EISENBERG: (as Simon) What is so unique about him?

WASILOWSKA: He has something.

EISENBERG: (as Simon) Yes, OK. But you've never even spoken to him so how can you know if he has something?

WASILOWSKA: I think that you can tell just by looking at someone.

EISENBERG: (as Simon) Just by looking at someone?

WASILOWSKA: Yeah.

EISENBERG: (as Simon) (unintelligible).

WASILOWSKA: I'm gonna show him my...

MONDELLO: But "The Double" isn't funny, exactly. Ayoade's made it weird and dark and retro with clanking, groaning machines and people who are cogs in a bigger machine. This is not new territory, exactly - the story's based on Dostoevsky, plays like Kafka, and looks like an Orwellian nightmare. But Ayoade makes it feel freshly minted, while Jesse Eisenberg offers, with his nebbishy Simon and his cocksure James, what amounts to an acting master-class, even when all he's doing is sitting across the table from himself in a diner.

(SOUNDBITE OF MOVIE)

EISENBERG: (as Simon) I'll just have a Coke and a bagel.

UNIDENTIFIED WOMAN #1: (as character) We're out of bagels.

EISENBERG: (as Simon) Right. Then - right - then I'll just...

UNIDENTIFIED WOMAN #1: Come on.

EISENBERG: (as Simon) All right. Sorry. I just, I'll just I - I can't have the Coke then?

MONDELLO: The waitress turns to James, whose approach is more forceful.

(SOUNDBITE OF MOVIE)

EISENBERG: (as James) Give me a coffee.

UNIDENTIFIED WOMAN #1: (as character) A coffee.

EISENBERG: (as James) And scrambled eggs.

UNIDENTIFIED WOMAN #1: We don't serve breakfast in the evening.

EISENBERG: (as James) Why not?

UNIDENTIFIED WOMAN #1: Because it says so on the menu.

EISENBERG: (as James) Well, do you still have eggs here?

UNIDENTIFIED WOMAN #1: Yeah.

EISENBERG: (as James) And do you have a frying pan?

UNIDENTIFIED WOMAN #1: Yeah.

EISENBERG: (as James) Then do me a favor and make me some scrambled eggs.

UNIDENTIFIED WOMAN #1: Fine.
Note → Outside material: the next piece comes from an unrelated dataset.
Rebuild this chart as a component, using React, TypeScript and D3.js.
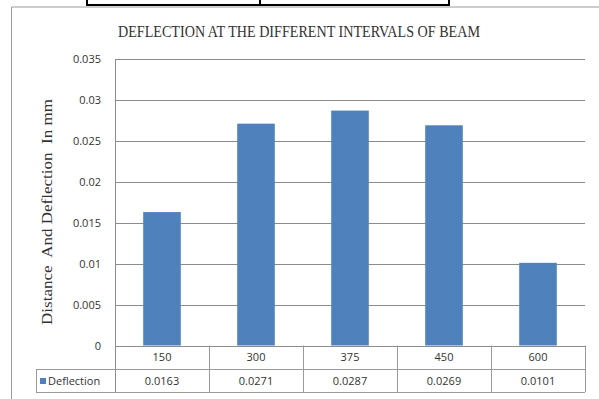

Anything else?

EISENBERG: (as James) Bacon.

UNIDENTIFIED WOMAN #1: Bacon.

EISENBERG: (as James) And toast.

UNIDENTIFIED WOMAN #1: And toast.

EISENBERG: (as James) And a beer.

UNIDENTIFIED WOMAN #1: And a beer.

MONDELLO: Simon is in awe.

(SOUNDBITE OF MOVIE)

EISENBERG: (as James) What? I'm hungry.

(as Simon) I don't know. It's just, I don't know. I always go for a doughnut.

(as James) You don't like eggs?

(as Simon) No, I mean, I just don't think I would feel comfortable talking to someone like that.

MONDELLO: He'll come out of his shell, as his double's behavior veers into double-dealing and double-crosses, landing Simon in an existential hell that'll be familiar to fans of Russian literature, but that in a film at the multiplex, especially in blockbuster season, is as dark and as dazzling as it is rare. Which, of course, makes "The Double" doubly welcome. I'm Bob Mondello.